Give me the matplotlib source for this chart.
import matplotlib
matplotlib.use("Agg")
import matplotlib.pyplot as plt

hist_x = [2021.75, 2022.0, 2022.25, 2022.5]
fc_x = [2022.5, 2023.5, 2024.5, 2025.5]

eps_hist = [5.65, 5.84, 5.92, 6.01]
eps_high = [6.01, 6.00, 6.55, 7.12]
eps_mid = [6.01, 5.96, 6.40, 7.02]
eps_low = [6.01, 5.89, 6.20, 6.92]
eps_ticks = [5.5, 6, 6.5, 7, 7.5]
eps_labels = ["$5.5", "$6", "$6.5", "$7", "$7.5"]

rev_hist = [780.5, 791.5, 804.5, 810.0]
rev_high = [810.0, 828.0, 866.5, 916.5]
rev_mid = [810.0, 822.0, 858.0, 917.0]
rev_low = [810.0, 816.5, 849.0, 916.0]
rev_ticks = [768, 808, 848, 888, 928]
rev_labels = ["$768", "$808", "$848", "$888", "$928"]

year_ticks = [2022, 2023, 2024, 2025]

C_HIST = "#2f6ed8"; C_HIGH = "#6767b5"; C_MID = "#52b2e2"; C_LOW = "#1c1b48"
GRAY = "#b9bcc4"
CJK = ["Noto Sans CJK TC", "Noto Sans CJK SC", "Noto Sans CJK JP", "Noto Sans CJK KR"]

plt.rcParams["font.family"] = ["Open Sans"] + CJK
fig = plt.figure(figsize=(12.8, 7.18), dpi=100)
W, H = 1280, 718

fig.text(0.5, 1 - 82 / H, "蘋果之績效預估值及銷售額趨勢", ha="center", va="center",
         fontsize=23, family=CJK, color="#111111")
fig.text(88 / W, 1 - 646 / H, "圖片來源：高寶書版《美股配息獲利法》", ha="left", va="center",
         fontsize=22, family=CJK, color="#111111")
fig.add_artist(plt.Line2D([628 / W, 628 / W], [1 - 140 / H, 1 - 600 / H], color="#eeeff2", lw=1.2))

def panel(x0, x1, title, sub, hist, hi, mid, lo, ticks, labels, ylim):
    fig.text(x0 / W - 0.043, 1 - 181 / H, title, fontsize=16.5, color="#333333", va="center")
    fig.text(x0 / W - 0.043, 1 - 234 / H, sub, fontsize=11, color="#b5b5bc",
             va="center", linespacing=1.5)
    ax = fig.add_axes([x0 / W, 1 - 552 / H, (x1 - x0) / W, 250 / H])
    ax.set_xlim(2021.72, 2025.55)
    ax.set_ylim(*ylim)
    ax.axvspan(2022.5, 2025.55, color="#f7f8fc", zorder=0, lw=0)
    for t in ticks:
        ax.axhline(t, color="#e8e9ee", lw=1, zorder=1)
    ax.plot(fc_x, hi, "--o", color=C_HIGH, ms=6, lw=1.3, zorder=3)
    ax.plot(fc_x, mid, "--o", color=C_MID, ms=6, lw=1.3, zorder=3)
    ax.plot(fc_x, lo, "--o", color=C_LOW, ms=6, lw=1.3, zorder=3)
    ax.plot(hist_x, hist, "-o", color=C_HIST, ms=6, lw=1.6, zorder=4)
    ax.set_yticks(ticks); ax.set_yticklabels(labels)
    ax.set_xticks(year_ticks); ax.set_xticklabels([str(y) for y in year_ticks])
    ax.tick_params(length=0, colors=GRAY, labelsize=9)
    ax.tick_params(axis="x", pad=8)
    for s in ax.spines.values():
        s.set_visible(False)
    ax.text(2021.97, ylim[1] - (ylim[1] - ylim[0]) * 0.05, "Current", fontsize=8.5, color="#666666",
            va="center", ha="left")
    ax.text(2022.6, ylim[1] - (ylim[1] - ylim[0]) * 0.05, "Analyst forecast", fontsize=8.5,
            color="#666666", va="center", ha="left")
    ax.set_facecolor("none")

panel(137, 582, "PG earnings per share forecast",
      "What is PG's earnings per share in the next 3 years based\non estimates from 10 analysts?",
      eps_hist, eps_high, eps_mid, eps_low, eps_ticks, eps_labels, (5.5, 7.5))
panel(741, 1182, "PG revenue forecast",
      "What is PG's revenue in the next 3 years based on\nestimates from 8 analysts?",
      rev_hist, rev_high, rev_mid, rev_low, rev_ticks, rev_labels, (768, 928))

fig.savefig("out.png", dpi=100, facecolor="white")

→ **TASK PROMPT**: Word for word, quote the lines of the material from the first line through the line with "fc_x = [2022.5, 2023.5, 2024.5, 2025.5]", both ends included.

→ **THE COMPLETED TASK**:
Give me the matplotlib source for this chart.
import matplotlib
matplotlib.use("Agg")
import matplotlib.pyplot as plt

hist_x = [2021.75, 2022.0, 2022.25, 2022.5]
fc_x = [2022.5, 2023.5, 2024.5, 2025.5]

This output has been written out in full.